Virginia Marsh and Tom Mccawley – Australia and East Timor are edging towards agreement on a critical new treaty to govern the Timor Gap, paving the way for development of the substantial gas deposits in the resource-rich waters that divide the two neighbours. Speedy conclusion of the treaty is vital for East Timor – which in late 1999 voted to secede from Indonesia – because revenues from the developments will provide the impoverished new state with its main source of income.
Based on exploration to date, the Timor Gap fields contain 500m barrels of oil equivalent, worth some US Dollars 17bn (Pounds 12bn) at today's prices.
East Timor has a budget this year of US Dollars 60m, is entirely reliant on foreign aid and is being run by a United Nations-led transition government (Untaet) ahead of elections for a national assembly due later this year.
Negotiations on a new treaty began eight months ago and there has been concern among oil companies working in the region over delays in reaching agreement. But Peter Galbraith, Untaet minister for political affairs and East Timor's chief negotiator in the talks, said in an interview yesterday there had been "substantial progress" in the negotiations.
Australian officials added that further talks were due to take place in Dili, the East Timorese capital, next week.
After initially proposing to split revenues on a 60:40 basis, Australia is now believed to be offering the state an 85 per cent share. East Timor, however, is holding out for 90 per cent.
"If we had applied international law, we would have won 100 per cent of the revenues," said Mari Alkatiri, a senior East Timorese official involved in the talks. "We are negotiating to maintain a good relationship."
Australia has been under pressure to give East Timor a far greater share of the revenues to help the former Portuguese colony become a viable, independent state.

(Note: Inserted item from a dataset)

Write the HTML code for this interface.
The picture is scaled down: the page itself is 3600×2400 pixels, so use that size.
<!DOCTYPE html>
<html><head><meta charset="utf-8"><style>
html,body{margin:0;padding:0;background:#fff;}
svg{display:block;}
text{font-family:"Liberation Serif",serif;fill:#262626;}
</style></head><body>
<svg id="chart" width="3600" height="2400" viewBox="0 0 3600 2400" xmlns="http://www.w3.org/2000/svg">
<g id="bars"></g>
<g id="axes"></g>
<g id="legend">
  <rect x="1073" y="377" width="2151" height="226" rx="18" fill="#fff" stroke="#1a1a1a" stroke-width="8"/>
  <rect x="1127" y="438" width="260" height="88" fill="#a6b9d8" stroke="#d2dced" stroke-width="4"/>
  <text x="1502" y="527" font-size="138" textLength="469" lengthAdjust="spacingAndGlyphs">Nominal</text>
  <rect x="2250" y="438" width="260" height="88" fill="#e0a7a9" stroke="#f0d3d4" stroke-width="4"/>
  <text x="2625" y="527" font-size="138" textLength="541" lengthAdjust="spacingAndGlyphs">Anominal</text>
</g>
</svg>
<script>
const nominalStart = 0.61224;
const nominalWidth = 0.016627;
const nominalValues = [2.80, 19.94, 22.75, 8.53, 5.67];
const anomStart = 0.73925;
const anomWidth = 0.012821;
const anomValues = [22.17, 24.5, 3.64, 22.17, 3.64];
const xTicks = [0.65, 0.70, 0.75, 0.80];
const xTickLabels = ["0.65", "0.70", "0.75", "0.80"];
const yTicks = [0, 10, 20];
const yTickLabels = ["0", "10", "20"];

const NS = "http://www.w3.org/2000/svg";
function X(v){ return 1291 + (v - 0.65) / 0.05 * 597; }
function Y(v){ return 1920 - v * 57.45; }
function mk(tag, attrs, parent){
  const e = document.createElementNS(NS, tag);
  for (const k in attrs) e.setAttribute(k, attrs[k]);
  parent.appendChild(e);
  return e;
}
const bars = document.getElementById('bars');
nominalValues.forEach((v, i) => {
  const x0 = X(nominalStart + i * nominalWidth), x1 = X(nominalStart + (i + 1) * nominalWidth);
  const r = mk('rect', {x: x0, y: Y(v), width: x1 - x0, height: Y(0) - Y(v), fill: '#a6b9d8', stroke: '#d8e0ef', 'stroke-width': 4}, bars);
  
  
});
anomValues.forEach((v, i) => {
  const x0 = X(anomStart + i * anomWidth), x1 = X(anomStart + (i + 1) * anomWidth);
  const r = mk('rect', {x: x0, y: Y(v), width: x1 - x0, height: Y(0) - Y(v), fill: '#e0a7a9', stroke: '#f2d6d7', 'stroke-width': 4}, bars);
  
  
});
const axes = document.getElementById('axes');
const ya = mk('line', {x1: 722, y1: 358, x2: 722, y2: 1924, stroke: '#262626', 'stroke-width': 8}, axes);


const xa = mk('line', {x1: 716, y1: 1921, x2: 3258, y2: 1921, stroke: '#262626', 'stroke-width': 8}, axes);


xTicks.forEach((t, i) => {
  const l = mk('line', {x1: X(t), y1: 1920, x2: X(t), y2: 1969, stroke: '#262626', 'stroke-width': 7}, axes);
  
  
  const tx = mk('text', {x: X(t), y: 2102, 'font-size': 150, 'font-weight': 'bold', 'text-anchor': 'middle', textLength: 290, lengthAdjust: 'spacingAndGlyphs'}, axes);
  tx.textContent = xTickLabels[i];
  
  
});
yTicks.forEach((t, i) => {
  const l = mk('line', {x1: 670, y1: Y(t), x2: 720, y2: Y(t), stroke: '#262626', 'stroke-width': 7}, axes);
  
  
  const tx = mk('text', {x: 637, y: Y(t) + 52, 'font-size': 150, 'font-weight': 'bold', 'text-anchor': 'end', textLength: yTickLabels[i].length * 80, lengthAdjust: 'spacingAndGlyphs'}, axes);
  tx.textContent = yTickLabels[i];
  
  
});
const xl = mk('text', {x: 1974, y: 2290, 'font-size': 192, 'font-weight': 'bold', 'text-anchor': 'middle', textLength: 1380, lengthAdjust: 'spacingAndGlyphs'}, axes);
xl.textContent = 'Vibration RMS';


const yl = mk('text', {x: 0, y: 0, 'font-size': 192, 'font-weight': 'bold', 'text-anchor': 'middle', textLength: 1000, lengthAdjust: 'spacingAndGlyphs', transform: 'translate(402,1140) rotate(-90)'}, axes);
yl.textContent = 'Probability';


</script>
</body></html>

Depending on the outcome of the negotiations – which also cover sea boundaries – Untaet expects the fields to generate USDollars 100m-USDollars 500m in annual revenues a year, transforming East Timor's economic prospects.

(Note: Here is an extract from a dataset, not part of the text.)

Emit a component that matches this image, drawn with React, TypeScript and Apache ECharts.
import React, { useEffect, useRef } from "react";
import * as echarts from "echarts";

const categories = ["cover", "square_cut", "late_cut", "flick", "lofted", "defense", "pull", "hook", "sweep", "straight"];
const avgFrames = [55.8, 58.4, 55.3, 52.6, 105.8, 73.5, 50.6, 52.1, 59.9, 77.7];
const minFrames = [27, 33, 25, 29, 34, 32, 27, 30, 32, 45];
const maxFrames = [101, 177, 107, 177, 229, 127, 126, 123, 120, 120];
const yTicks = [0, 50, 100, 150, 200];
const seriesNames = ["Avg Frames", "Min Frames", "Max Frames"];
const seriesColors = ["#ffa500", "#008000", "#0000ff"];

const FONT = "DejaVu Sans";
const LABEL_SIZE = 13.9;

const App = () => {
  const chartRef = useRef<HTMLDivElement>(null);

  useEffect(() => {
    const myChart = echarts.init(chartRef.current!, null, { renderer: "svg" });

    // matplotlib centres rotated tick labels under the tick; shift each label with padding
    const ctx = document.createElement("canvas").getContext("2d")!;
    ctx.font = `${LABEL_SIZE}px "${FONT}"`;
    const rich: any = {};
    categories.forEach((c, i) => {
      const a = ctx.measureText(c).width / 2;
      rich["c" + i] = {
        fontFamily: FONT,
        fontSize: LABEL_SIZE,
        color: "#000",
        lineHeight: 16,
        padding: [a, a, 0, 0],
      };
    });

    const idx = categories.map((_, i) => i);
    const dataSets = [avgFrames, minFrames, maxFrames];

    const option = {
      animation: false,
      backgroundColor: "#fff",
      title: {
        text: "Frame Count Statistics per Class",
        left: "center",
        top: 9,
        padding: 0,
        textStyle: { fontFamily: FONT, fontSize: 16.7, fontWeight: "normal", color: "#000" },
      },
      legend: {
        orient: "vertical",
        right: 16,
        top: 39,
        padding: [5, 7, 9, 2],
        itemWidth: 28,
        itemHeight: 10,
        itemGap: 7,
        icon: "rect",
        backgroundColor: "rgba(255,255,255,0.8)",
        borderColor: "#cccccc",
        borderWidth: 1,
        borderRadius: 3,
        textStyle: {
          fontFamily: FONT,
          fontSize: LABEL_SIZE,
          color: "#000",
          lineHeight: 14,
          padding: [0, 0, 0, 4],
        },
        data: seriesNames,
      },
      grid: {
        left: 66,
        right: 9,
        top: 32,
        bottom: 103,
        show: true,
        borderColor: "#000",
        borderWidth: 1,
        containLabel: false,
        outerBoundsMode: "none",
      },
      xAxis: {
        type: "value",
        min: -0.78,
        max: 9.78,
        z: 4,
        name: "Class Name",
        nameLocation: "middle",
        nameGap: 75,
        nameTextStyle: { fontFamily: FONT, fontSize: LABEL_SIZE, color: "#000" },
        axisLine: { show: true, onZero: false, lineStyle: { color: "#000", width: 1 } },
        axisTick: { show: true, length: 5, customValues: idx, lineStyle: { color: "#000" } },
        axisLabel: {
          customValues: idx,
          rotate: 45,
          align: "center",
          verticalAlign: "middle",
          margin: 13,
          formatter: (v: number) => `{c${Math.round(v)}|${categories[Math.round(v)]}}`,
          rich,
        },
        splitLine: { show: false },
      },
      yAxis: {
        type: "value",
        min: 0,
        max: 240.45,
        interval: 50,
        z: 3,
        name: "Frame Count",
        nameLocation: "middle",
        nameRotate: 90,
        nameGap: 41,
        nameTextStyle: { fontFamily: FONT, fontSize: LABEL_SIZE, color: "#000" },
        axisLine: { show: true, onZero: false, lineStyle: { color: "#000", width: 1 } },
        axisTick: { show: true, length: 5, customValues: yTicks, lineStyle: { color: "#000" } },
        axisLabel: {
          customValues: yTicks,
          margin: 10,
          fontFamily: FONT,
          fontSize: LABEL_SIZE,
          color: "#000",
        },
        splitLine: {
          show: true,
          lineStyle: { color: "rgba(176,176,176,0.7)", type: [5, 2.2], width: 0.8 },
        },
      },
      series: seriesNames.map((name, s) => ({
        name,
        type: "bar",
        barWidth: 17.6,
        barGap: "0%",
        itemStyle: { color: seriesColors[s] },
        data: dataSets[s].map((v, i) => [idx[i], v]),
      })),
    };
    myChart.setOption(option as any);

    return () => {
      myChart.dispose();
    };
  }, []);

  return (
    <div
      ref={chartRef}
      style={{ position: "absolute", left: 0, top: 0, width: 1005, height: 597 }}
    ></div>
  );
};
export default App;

Gross domestic product in the territory is about USDollars 250 per capita with most of its population living on subsistence farming. The two sides are under pressure to agree a framework for the treaty by early July to enable development of Bayu-Undan, the first field, to proceed.
Phillips Petroleum, the US group that operates the field where production is set to begin in late 2003, has a July deadline to give the go-ahead for construction of a 500km pipeline to Darwin. It also needs to finalise cornerstone supply contracts in the coming three months, including a deal worth up to ADollars 7bn (Pounds 2.6bn) to supply liquefied natural gas from the Timor Sea to El Paso, the US energy group, mainly for use in California.
"This is not a new deadline. It was known nine months ago," said Jim Godlove, the company's Darwin area manager. "The entire set of gas export contracts could be jeopardised [if the treaty is not agreed in time]."